Personality, the wonder-worker! — and we have it not. It is a belief that monks and pagans have shared. To this day, there is an echo of it in any cynical Frenchman’s comments on le sexe. Soberly speaking, it does not much matter, if you deny woman’s personality, whether you consider her the mouthpiece of God or of the Devil: the infallible Pythia, or one of the lustrous shapes that beset Saint Anthony. If it were true, it would be a melancholy business. Luckily Science, the dark discourager, has not discouraged us in this. For who will say that the accident of chromosomes, which controls sex at the instant of conception, puts into the odd number that predestines the female so fundamental a significance? It is over-mystical to pretend that it does. Ahriman has his mysticism as well as Ahura Mazda — but if there must be magic, let it be white, not black.

And yet it may well be that the wrong-headedness is only wrong-wordcdness, after all. Miss Anderson’s paper does summon confusedly for us a vision of woman, half prophetess, half bond-slave, sitting, reverend and meek, at the hearth of bewildered man.

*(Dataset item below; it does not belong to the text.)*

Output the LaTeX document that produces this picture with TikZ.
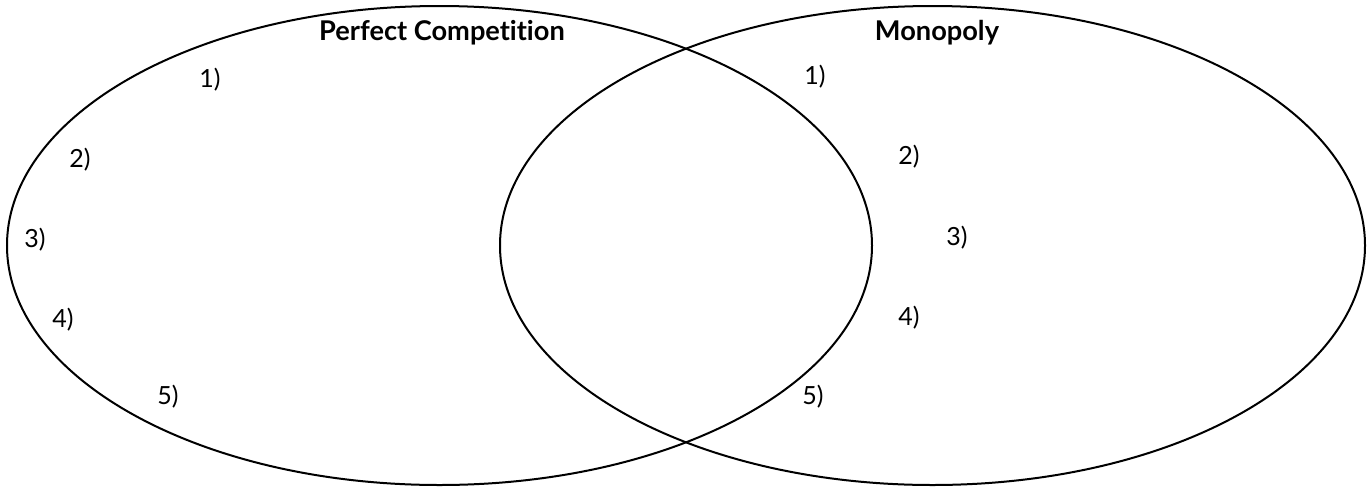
\documentclass[tikz,border=0pt]{standalone}
\usepackage{fontspec}
\setmainfont{Lato}[Ligatures=NoCommon]
\begin{document}
\begin{tikzpicture}[x=0.5pt,y=-0.5pt,
  venn/.style={draw=black,line width=1pt},
  title/.style={font=\bfseries\fontsize{13.6}{16}\selectfont,inner sep=0pt},
  num/.style={font=\fontsize{12.5}{14}\selectfont,inner sep=0pt}]
\useasboundingbox (0,0) rectangle (1372,489);
\draw[venn] (439.5,245.5) ellipse [x radius=432.5,y radius=239.5];
\draw[venn] (932.5,245.5) ellipse [x radius=432.5,y radius=239.5];
\node[title] (pc) at (442,33) {Perfect Competition};
\node[title] (mo) at (937,33) {Monopoly};
\node[num] (l1) at (210,80) {1)};
\node[num] (l2) at (80,160) {2)};
\node[num] (l3) at (35,240) {3)};
\node[num] (l4) at (63,320) {4)};
\node[num] (l5) at (168,397) {5)};
\node[num] (r1) at (815,77) {1)};
\node[num] (r2) at (909,157) {2)};
\node[num] (r3) at (957,238) {3)};
\node[num] (r4) at (909,318) {4)};
\node[num] (r5) at (813,397) {5)};
\end{tikzpicture}
\end{document}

Perhaps our writer means that woman should be a nice balance between Godiva and Artemis. Perhaps she only means that we should re-read the Germania and, on top of that, the Divine Comedy.

The vision is, I fancy, too mystical for our present purposes; the verbs, essentially, too little in the indicative mood. The address we are to go to might have been given by Mrs. Nickleby. But in these days of sentimental materialism it is good for woman to be told both that she has divine significance, and that her powers are in some ways less than man’s. We are in danger of forgetting both. And for logic: be sure that in the end we shall be taught the complicated truth by life, which is logic in the raw.